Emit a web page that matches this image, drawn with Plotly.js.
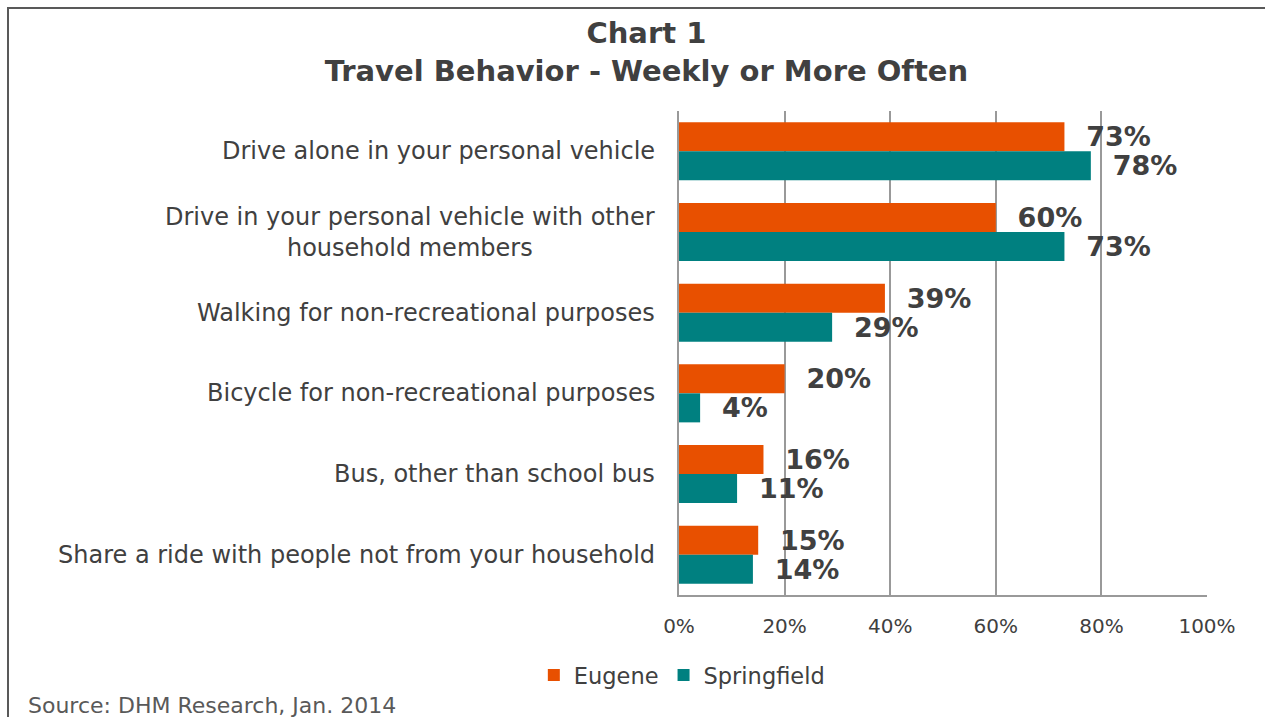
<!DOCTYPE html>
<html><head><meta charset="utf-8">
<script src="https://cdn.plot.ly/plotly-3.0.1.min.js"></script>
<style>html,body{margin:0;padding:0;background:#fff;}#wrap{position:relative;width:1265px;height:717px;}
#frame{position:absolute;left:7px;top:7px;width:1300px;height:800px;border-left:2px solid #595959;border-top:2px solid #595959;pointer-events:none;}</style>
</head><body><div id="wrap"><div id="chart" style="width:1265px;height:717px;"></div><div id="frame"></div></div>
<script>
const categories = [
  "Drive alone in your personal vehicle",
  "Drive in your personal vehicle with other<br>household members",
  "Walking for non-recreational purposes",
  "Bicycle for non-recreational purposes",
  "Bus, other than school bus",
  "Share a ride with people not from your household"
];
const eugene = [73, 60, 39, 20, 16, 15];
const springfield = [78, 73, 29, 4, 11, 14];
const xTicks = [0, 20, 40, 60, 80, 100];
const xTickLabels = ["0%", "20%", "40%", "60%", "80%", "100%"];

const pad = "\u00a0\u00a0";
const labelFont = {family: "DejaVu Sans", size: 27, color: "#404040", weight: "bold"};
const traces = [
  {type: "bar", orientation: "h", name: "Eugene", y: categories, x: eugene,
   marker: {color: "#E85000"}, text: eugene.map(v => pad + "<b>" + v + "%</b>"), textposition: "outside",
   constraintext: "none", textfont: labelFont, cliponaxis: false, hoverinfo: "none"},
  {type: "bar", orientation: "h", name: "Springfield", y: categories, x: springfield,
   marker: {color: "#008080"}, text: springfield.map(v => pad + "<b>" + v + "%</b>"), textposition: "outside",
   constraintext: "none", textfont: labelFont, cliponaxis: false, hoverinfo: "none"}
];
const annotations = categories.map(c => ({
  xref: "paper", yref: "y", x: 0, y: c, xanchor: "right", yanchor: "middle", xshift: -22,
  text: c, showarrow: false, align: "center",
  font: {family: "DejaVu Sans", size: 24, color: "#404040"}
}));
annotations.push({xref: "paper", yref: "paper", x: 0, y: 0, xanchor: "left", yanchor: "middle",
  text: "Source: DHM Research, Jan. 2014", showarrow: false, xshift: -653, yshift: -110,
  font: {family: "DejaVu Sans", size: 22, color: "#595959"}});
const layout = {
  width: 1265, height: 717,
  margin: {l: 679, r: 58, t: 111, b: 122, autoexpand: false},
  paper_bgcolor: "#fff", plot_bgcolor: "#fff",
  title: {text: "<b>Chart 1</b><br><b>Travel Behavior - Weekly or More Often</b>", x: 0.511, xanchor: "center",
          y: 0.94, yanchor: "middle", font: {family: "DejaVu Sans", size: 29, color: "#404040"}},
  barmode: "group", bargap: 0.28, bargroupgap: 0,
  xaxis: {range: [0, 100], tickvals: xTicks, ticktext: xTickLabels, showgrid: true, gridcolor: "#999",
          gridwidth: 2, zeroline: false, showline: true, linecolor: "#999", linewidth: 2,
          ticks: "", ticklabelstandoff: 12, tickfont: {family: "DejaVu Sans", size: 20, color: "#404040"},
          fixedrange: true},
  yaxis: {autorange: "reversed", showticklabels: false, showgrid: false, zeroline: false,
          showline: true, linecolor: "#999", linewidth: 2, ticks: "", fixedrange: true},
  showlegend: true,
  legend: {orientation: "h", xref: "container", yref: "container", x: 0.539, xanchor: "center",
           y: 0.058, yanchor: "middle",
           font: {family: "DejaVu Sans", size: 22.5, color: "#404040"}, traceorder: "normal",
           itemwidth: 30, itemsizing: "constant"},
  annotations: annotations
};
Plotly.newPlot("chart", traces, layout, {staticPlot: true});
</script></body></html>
-------------------------
Written problem — What is needed is an exact reproduction of the data, pictures excluded.

Problem solution —
Emit a web page that matches this image, drawn with Plotly.js.
<!DOCTYPE html>
<html><head><meta charset="utf-8">
<script src="https://cdn.plot.ly/plotly-3.0.1.min.js"></script>
<style>html,body{margin:0;padding:0;background:#fff;}#wrap{position:relative;width:1265px;height:717px;}
#frame{position:absolute;left:7px;top:7px;width:1300px;height:800px;border-left:2px solid #595959;border-top:2px solid #595959;pointer-events:none;}</style>
</head><body><div id="wrap"><div id="chart" style="width:1265px;height:717px;"></div><div id="frame"></div></div>
<script>
const categories = [
  "Drive alone in your personal vehicle",
  "Drive in your personal vehicle with other<br>household members",
  "Walking for non-recreational purposes",
  "Bicycle for non-recreational purposes",
  "Bus, other than school bus",
  "Share a ride with people not from your household"
];
const eugene = [73, 60, 39, 20, 16, 15];
const springfield = [78, 73, 29, 4, 11, 14];
const xTicks = [0, 20, 40, 60, 80, 100];
const xTickLabels = ["0%", "20%", "40%", "60%", "80%", "100%"];

const pad = "\u00a0\u00a0";
const labelFont = {family: "DejaVu Sans", size: 27, color: "#404040", weight: "bold"};
const traces = [
  {type: "bar", orientation: "h", name: "Eugene", y: categories, x: eugene,
   marker: {color: "#E85000"}, text: eugene.map(v => pad + "<b>" + v + "%</b>"), textposition: "outside",
   constraintext: "none", textfont: labelFont, cliponaxis: false, hoverinfo: "none"},
  {type: "bar", orientation: "h", name: "Springfield", y: categories, x: springfield,
   marker: {color: "#008080"}, text: springfield.map(v => pad + "<b>" + v + "%</b>"), textposition: "outside",
   constraintext: "none", textfont: labelFont, cliponaxis: false, hoverinfo: "none"}
];
const annotations = categories.map(c => ({
  xref: "paper", yref: "y", x: 0, y: c, xanchor: "right", yanchor: "middle", xshift: -22,
  text: c, showarrow: false, align: "center",
  font: {family: "DejaVu Sans", size: 24, color: "#404040"}
}));
annotations.push({xref: "paper", yref: "paper", x: 0, y: 0, xanchor: "left", yanchor: "middle",
  text: "Source: DHM Research, Jan. 2014", showarrow: false, xshift: -653, yshift: -110,
  font: {family: "DejaVu Sans", size: 22, color: "#595959"}});
const layout = {
  width: 1265, height: 717,
  margin: {l: 679, r: 58, t: 111, b: 122, autoexpand: false},
  paper_bgcolor: "#fff", plot_bgcolor: "#fff",
  title: {text: "<b>Chart 1</b><br><b>Travel Behavior - Weekly or More Often</b>", x: 0.511, xanchor: "center",
          y: 0.94, yanchor: "middle", font: {family: "DejaVu Sans", size: 29, color: "#404040"}},
  barmode: "group", bargap: 0.28, bargroupgap: 0,
  xaxis: {range: [0, 100], tickvals: xTicks, ticktext: xTickLabels, showgrid: true, gridcolor: "#999",
          gridwidth: 2, zeroline: false, showline: true, linecolor: "#999", linewidth: 2,
          ticks: "", ticklabelstandoff: 12, tickfont: {family: "DejaVu Sans", size: 20, color: "#404040"},
          fixedrange: true},
  yaxis: {autorange: "reversed", showticklabels: false, showgrid: false, zeroline: false,
          showline: true, linecolor: "#999", linewidth: 2, ticks: "", fixedrange: true},
  showlegend: true,
  legend: {orientation: "h", xref: "container", yref: "container", x: 0.539, xanchor: "center",
           y: 0.058, yanchor: "middle",
           font: {family: "DejaVu Sans", size: 22.5, color: "#404040"}, traceorder: "normal",
           itemwidth: 30, itemsizing: "constant"},
  annotations: annotations
};
Plotly.newPlot("chart", traces, layout, {staticPlot: true});
</script></body></html>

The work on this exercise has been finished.